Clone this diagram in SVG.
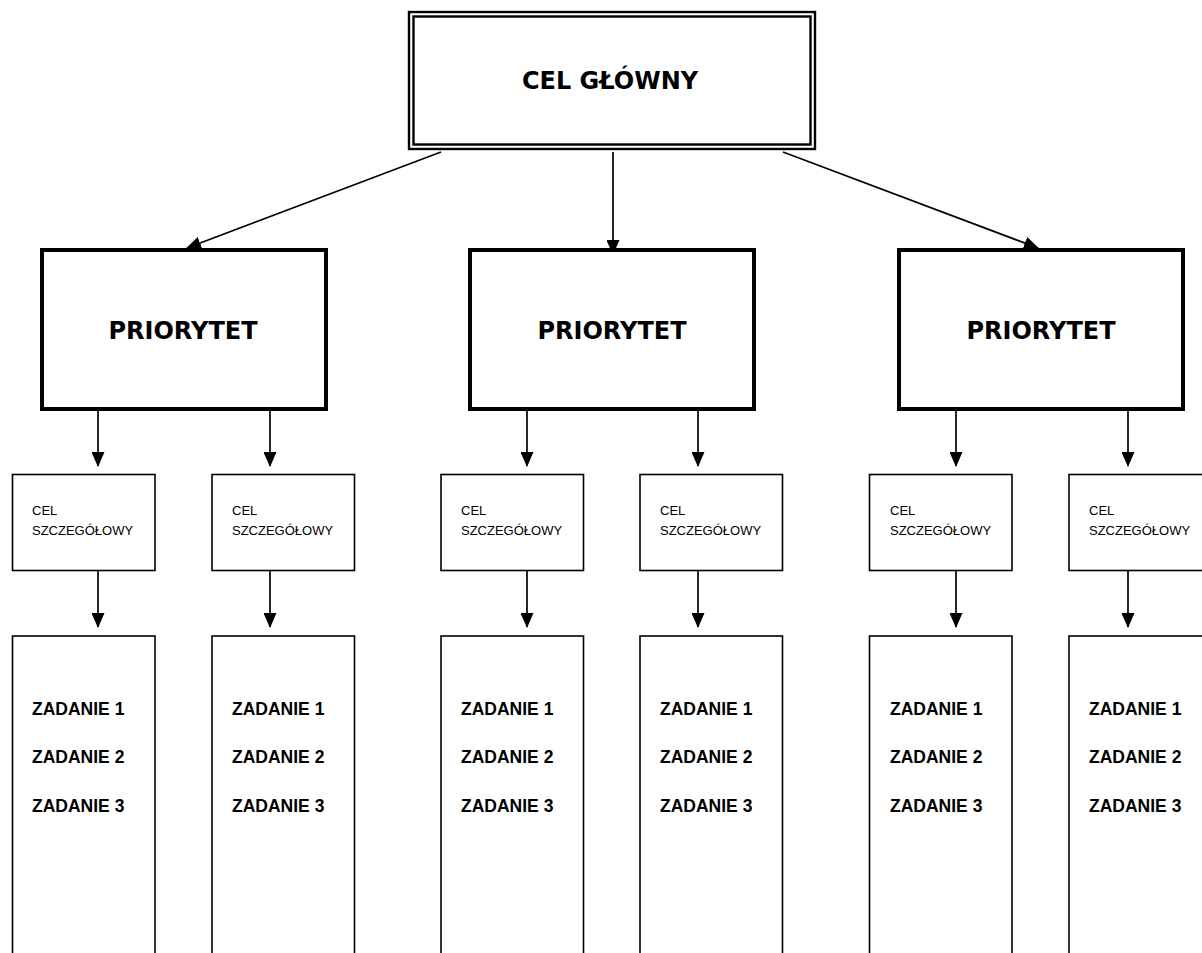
<svg xmlns="http://www.w3.org/2000/svg" width="1202" height="953" viewBox="0 0 1202 953">
<style>
.bg{fill:#fff}
.main{fill:none;stroke:#000;stroke-width:2.4}
.prio{fill:#fff;stroke:#000;stroke-width:4}
.box{fill:#fff;stroke:#000;stroke-width:1.6}
.hd{font-family:"DejaVu Sans",Verdana,sans-serif;font-weight:bold;font-size:24px;text-anchor:middle;fill:#000}
.cel{font-family:"Liberation Sans",Arial,sans-serif;font-size:13px;fill:#000}
.zad{font-family:"Liberation Sans",Arial,sans-serif;font-weight:bold;font-size:17.5px;fill:#000}
.ln{stroke:#000;stroke-width:1.7;fill:none;marker-end:url(#ah)}
</style>
<defs>
<marker id="ah" viewBox="0 0 15 13" refX="14" refY="6.5" markerWidth="15" markerHeight="13" orient="auto" markerUnits="userSpaceOnUse">
<path d="M0,0 L15,6.5 L0,13 z" fill="#000"/>
</marker>
</defs>
<rect class="bg" x="0" y="0" width="1202" height="953"/>

<g id="connectors">
<line class="ln" x1="441" y1="152" x2="187" y2="248"/>
<line class="ln" x1="613" y1="152" x2="613" y2="254"/>
<line class="ln" x1="783" y1="152" x2="1038" y2="248"/>

<line class="ln" x1="98" y1="411" x2="98" y2="466"/>
<line class="ln" x1="270" y1="411" x2="270" y2="466"/>
<line class="ln" x1="527" y1="411" x2="527" y2="466"/>
<line class="ln" x1="698" y1="411" x2="698" y2="466"/>
<line class="ln" x1="956" y1="411" x2="956" y2="466"/>
<line class="ln" x1="1128" y1="411" x2="1128" y2="466"/>

<line class="ln" x1="98" y1="571" x2="98" y2="627"/>
<line class="ln" x1="270" y1="571" x2="270" y2="627"/>
<line class="ln" x1="527" y1="571" x2="527" y2="627"/>
<line class="ln" x1="698" y1="571" x2="698" y2="627"/>
<line class="ln" x1="956" y1="571" x2="956" y2="627"/>
<line class="ln" x1="1128" y1="571" x2="1128" y2="627"/>
</g>

<g id="cel-glowny">
<rect class="main" x="409" y="12" width="406" height="137"/>
<rect class="main" x="413.5" y="16.5" width="397" height="128"/>
<text class="hd" x="610" y="89">CEL GŁÓWNY</text>
</g>

<g id="priorytet-1">
<rect class="prio" x="42" y="250" width="284" height="159"/>
<text class="hd" x="183" y="339">PRIORYTET</text>
</g>
<g id="priorytet-2">
<rect class="prio" x="470" y="250" width="284" height="159"/>
<text class="hd" x="612" y="339">PRIORYTET</text>
</g>
<g id="priorytet-3">
<rect class="prio" x="899" y="250" width="284" height="159"/>
<text class="hd" x="1041" y="339">PRIORYTET</text>
</g>

<g id="cel-1"><rect class="box" x="12.5" y="474.5" width="142.5" height="96"/><text class="cel" x="32" y="515">CEL</text><text class="cel" x="32" y="535">SZCZEGÓŁOWY</text></g>
<g id="cel-2"><rect class="box" x="212" y="474.5" width="142.5" height="96"/><text class="cel" x="232" y="515">CEL</text><text class="cel" x="232" y="535">SZCZEGÓŁOWY</text></g>
<g id="cel-3"><rect class="box" x="441" y="474.5" width="142.5" height="96"/><text class="cel" x="461" y="515">CEL</text><text class="cel" x="461" y="535">SZCZEGÓŁOWY</text></g>
<g id="cel-4"><rect class="box" x="640" y="474.5" width="142.5" height="96"/><text class="cel" x="660" y="515">CEL</text><text class="cel" x="660" y="535">SZCZEGÓŁOWY</text></g>
<g id="cel-5"><rect class="box" x="869.5" y="474.5" width="142.5" height="96"/><text class="cel" x="890" y="515">CEL</text><text class="cel" x="890" y="535">SZCZEGÓŁOWY</text></g>
<g id="cel-6"><rect class="box" x="1069" y="474.5" width="142.5" height="96"/><text class="cel" x="1089" y="515">CEL</text><text class="cel" x="1089" y="535">SZCZEGÓŁOWY</text></g>

<g id="zad-1"><rect class="box" x="12.5" y="636" width="142.5" height="340"/><text class="zad" x="32" y="715">ZADANIE 1</text><text class="zad" x="32" y="763">ZADANIE 2</text><text class="zad" x="32" y="812">ZADANIE 3</text></g>
<g id="zad-2"><rect class="box" x="212" y="636" width="142.5" height="340"/><text class="zad" x="232" y="715">ZADANIE 1</text><text class="zad" x="232" y="763">ZADANIE 2</text><text class="zad" x="232" y="812">ZADANIE 3</text></g>
<g id="zad-3"><rect class="box" x="441" y="636" width="142.5" height="340"/><text class="zad" x="461" y="715">ZADANIE 1</text><text class="zad" x="461" y="763">ZADANIE 2</text><text class="zad" x="461" y="812">ZADANIE 3</text></g>
<g id="zad-4"><rect class="box" x="640" y="636" width="142.5" height="340"/><text class="zad" x="660" y="715">ZADANIE 1</text><text class="zad" x="660" y="763">ZADANIE 2</text><text class="zad" x="660" y="812">ZADANIE 3</text></g>
<g id="zad-5"><rect class="box" x="869.5" y="636" width="142.5" height="340"/><text class="zad" x="890" y="715">ZADANIE 1</text><text class="zad" x="890" y="763">ZADANIE 2</text><text class="zad" x="890" y="812">ZADANIE 3</text></g>
<g id="zad-6"><rect class="box" x="1069" y="636" width="142.5" height="340"/><text class="zad" x="1089" y="715">ZADANIE 1</text><text class="zad" x="1089" y="763">ZADANIE 2</text><text class="zad" x="1089" y="812">ZADANIE 3</text></g>
</svg>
____
• _The exercise_: Extract all the data above exactly, excluding every picture.

• _Exercise result_:
Clone this diagram in SVG.
<svg xmlns="http://www.w3.org/2000/svg" width="1202" height="953" viewBox="0 0 1202 953">
<style>
.bg{fill:#fff}
.main{fill:none;stroke:#000;stroke-width:2.4}
.prio{fill:#fff;stroke:#000;stroke-width:4}
.box{fill:#fff;stroke:#000;stroke-width:1.6}
.hd{font-family:"DejaVu Sans",Verdana,sans-serif;font-weight:bold;font-size:24px;text-anchor:middle;fill:#000}
.cel{font-family:"Liberation Sans",Arial,sans-serif;font-size:13px;fill:#000}
.zad{font-family:"Liberation Sans",Arial,sans-serif;font-weight:bold;font-size:17.5px;fill:#000}
.ln{stroke:#000;stroke-width:1.7;fill:none;marker-end:url(#ah)}
</style>
<defs>
<marker id="ah" viewBox="0 0 15 13" refX="14" refY="6.5" markerWidth="15" markerHeight="13" orient="auto" markerUnits="userSpaceOnUse">
<path d="M0,0 L15,6.5 L0,13 z" fill="#000"/>
</marker>
</defs>
<rect class="bg" x="0" y="0" width="1202" height="953"/>

<g id="connectors">
<line class="ln" x1="441" y1="152" x2="187" y2="248"/>
<line class="ln" x1="613" y1="152" x2="613" y2="254"/>
<line class="ln" x1="783" y1="152" x2="1038" y2="248"/>

<line class="ln" x1="98" y1="411" x2="98" y2="466"/>
<line class="ln" x1="270" y1="411" x2="270" y2="466"/>
<line class="ln" x1="527" y1="411" x2="527" y2="466"/>
<line class="ln" x1="698" y1="411" x2="698" y2="466"/>
<line class="ln" x1="956" y1="411" x2="956" y2="466"/>
<line class="ln" x1="1128" y1="411" x2="1128" y2="466"/>

<line class="ln" x1="98" y1="571" x2="98" y2="627"/>
<line class="ln" x1="270" y1="571" x2="270" y2="627"/>
<line class="ln" x1="527" y1="571" x2="527" y2="627"/>
<line class="ln" x1="698" y1="571" x2="698" y2="627"/>
<line class="ln" x1="956" y1="571" x2="956" y2="627"/>
<line class="ln" x1="1128" y1="571" x2="1128" y2="627"/>
</g>

<g id="cel-glowny">
<rect class="main" x="409" y="12" width="406" height="137"/>
<rect class="main" x="413.5" y="16.5" width="397" height="128"/>
<text class="hd" x="610" y="89">CEL GŁÓWNY</text>
</g>

<g id="priorytet-1">
<rect class="prio" x="42" y="250" width="284" height="159"/>
<text class="hd" x="183" y="339">PRIORYTET</text>
</g>
<g id="priorytet-2">
<rect class="prio" x="470" y="250" width="284" height="159"/>
<text class="hd" x="612" y="339">PRIORYTET</text>
</g>
<g id="priorytet-3">
<rect class="prio" x="899" y="250" width="284" height="159"/>
<text class="hd" x="1041" y="339">PRIORYTET</text>
</g>

<g id="cel-1"><rect class="box" x="12.5" y="474.5" width="142.5" height="96"/><text class="cel" x="32" y="515">CEL</text><text class="cel" x="32" y="535">SZCZEGÓŁOWY</text></g>
<g id="cel-2"><rect class="box" x="212" y="474.5" width="142.5" height="96"/><text class="cel" x="232" y="515">CEL</text><text class="cel" x="232" y="535">SZCZEGÓŁOWY</text></g>
<g id="cel-3"><rect class="box" x="441" y="474.5" width="142.5" height="96"/><text class="cel" x="461" y="515">CEL</text><text class="cel" x="461" y="535">SZCZEGÓŁOWY</text></g>
<g id="cel-4"><rect class="box" x="640" y="474.5" width="142.5" height="96"/><text class="cel" x="660" y="515">CEL</text><text class="cel" x="660" y="535">SZCZEGÓŁOWY</text></g>
<g id="cel-5"><rect class="box" x="869.5" y="474.5" width="142.5" height="96"/><text class="cel" x="890" y="515">CEL</text><text class="cel" x="890" y="535">SZCZEGÓŁOWY</text></g>
<g id="cel-6"><rect class="box" x="1069" y="474.5" width="142.5" height="96"/><text class="cel" x="1089" y="515">CEL</text><text class="cel" x="1089" y="535">SZCZEGÓŁOWY</text></g>

<g id="zad-1"><rect class="box" x="12.5" y="636" width="142.5" height="340"/><text class="zad" x="32" y="715">ZADANIE 1</text><text class="zad" x="32" y="763">ZADANIE 2</text><text class="zad" x="32" y="812">ZADANIE 3</text></g>
<g id="zad-2"><rect class="box" x="212" y="636" width="142.5" height="340"/><text class="zad" x="232" y="715">ZADANIE 1</text><text class="zad" x="232" y="763">ZADANIE 2</text><text class="zad" x="232" y="812">ZADANIE 3</text></g>
<g id="zad-3"><rect class="box" x="441" y="636" width="142.5" height="340"/><text class="zad" x="461" y="715">ZADANIE 1</text><text class="zad" x="461" y="763">ZADANIE 2</text><text class="zad" x="461" y="812">ZADANIE 3</text></g>
<g id="zad-4"><rect class="box" x="640" y="636" width="142.5" height="340"/><text class="zad" x="660" y="715">ZADANIE 1</text><text class="zad" x="660" y="763">ZADANIE 2</text><text class="zad" x="660" y="812">ZADANIE 3</text></g>
<g id="zad-5"><rect class="box" x="869.5" y="636" width="142.5" height="340"/><text class="zad" x="890" y="715">ZADANIE 1</text><text class="zad" x="890" y="763">ZADANIE 2</text><text class="zad" x="890" y="812">ZADANIE 3</text></g>
<g id="zad-6"><rect class="box" x="1069" y="636" width="142.5" height="340"/><text class="zad" x="1089" y="715">ZADANIE 1</text><text class="zad" x="1089" y="763">ZADANIE 2</text><text class="zad" x="1089" y="812">ZADANIE 3</text></g>
</svg>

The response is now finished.